How to eliminate phi instructions in transformed SSA?

Question

I am working on a homework compiler project and I have done the mem2reg pass and got some phi instructions in my LLVM IR.

However, I am confused about how to eliminate the phi nodes (phi destruction). After searching online and reading some chapters of Single Static Assignment Book and Data Flow Analysis, I know a few concepts and several method to eliminate the phi nodes.

• Critical Edge Spliting
• Lost of Copy Problem
• Swap Problem

Traditional ways to eliminate phi nodes can just be like this

block 1
//x3 = phi(x1,x2)

block 2
x1 = ...
move x3 x1

block 3
x2 = ...
move x3 x2

I know such way would cause the lost of copy problem (when copy propagation) and swap problem, and I found a way slightly different from this

block 1
x3 = x4
//x3 = phi(x1,x2)

block 2
x1 = ...
move x4 x1

block 3
x2 = ...
move x4 x2

Can this way of phi's elimination do a fully good job on transformed SSA ? Or in what condition this method would cause errors ?

May be it can not, because I always see "cirtical edges spliting" and I can't fully understand it.

When adding a empty block in a cirtical edge, the movement about phi's elimination seems to be the end of the empty block ? And I try to stimulate it, I found that it woundn't solve the swap problem.

Answer 1

After trying the several above methods and looking into some backend implementation in our lab, I guess the following explaination can solve my doubts.(It may not be strict and general, but it works)

split the critical edge

This procedure is for avoiding the lost of copy problem when doing copy propagation on LLVM IR.

When doing phi elimination, in the above image there is x3 = phi(x1,x2), we want move x1 and x2 to x3 respectively after executing the two predecessor blocks of phi inst. However, it's worthy to mention that, the exact place we want to insert phi is neither the beginning of the phi block nor the end of the predecessor block, we want to insert it in the edge, when the edge is not a critical edge(predesessor has only one successor and successor has only one predecessor), we can insert it casualy. But when there is a critical edge, the only way to implement this is add a special block for the critical edge.
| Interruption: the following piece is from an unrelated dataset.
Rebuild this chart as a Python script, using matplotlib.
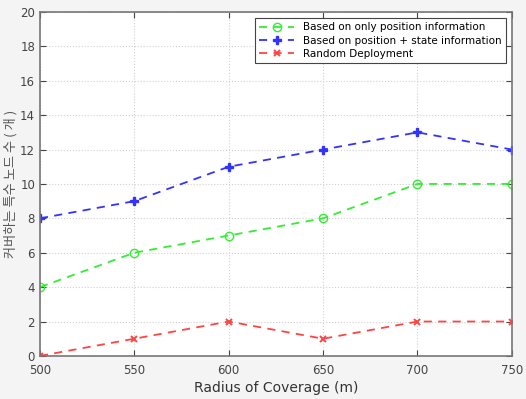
import matplotlib
matplotlib.use('Agg')
import matplotlib.pyplot as plt

plt.rcParams['font.family'] = ['DejaVu Sans', 'Noto Sans CJK KR']

radius = [500, 550, 600, 650, 700, 750]
only_position = [4, 6, 7, 8, 10, 10]
position_state = [8, 9, 11, 12, 13, 12]
random_deploy = [0, 1, 2, 1, 2, 2]

BG = '#f4f4f4'
DASH = (0, (4.5, 3.5))

fig = plt.figure(figsize=(5.26, 3.99), dpi=100)
fig.patch.set_facecolor(BG)
ax = fig.add_axes([0.076, 0.108, 0.897, 0.862])
ax.set_facecolor('white')

ax.plot(radius, only_position, linestyle=DASH, color='#33ee33', marker='o',
        mfc='none', mec='#33ee33', ms=6, lw=1.3,
        label='Based on only position information')
ax.plot(radius, position_state, linestyle=DASH, color='#3333ff', marker='P',
        ms=6, lw=1.3, label='Based on position + state information')
ax.plot(radius, random_deploy, linestyle=DASH, color='#ff4444', marker='x',
        ms=4, mew=1.4, lw=1.3, label='Random Deployment')

ax.set_xlim(500, 750)
ax.set_ylim(0, 20)
ax.set_xticks(radius)
ax.set_yticks(range(0, 21, 2))
ax.grid(True, linestyle=':', color='#d0d0d0', lw=0.8)
ax.tick_params(direction='in', top=True, right=True, labelsize=8.5,
               colors='#444444', length=4, width=0.8)
ax.tick_params(axis='x', pad=6)
for s in ax.spines.values():
    s.set_color('#777777')
    s.set_linewidth(1.2)

ax.set_xlabel('Radius of Coverage (m)', fontsize=10, color='#333333', labelpad=3)
ax.set_ylabel('커버하는 특수 노드 수 ( 개 )', fontsize=9.5, color='#555555',
              family=['Noto Sans CJK KR', 'DejaVu Sans'], labelpad=2)

leg = ax.legend(loc='upper right', fontsize=7.5, frameon=True, fancybox=False,
                edgecolor='#444444', borderaxespad=0.6, handlelength=3.4,
                labelspacing=0.3, borderpad=0.4, framealpha=1)
leg.get_frame().set_linewidth(0.8)

fig.savefig('out.png', dpi=100, facecolor=BG)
For each phi create a temporary register to store the result

That is

bb1:
x3 = x4
//x3 = phi(x1,x2)

bb2:
x1 = ...
move x4 x1

bb3:
x2 = ...
move x4 x2

This way can also solve the lost of copy problem, as the new temporary register can be viewed as a implict path to pass the result.

Moreover, this way can avoid swap problem too.

When several phi instructions need to be execute in parallel, in the traditional move method, there can be circles in the copy graph, that is, a phi's rs is another phi's rd. For each phi creating a distinct temporary register can avoid this perfectly.

Two ways to do Phi elmination

• Just create a new temporary register for each phi
• Split the critical edge first, and for the cricles in the copy graph when eliminating phi, break the circles, insert just one new register for each circle, then move the registers in reverse toplogical order.

The above two images are from Data Flow Analysis : Theory and Practice

If there is any mistakes, plase point it out, thanks!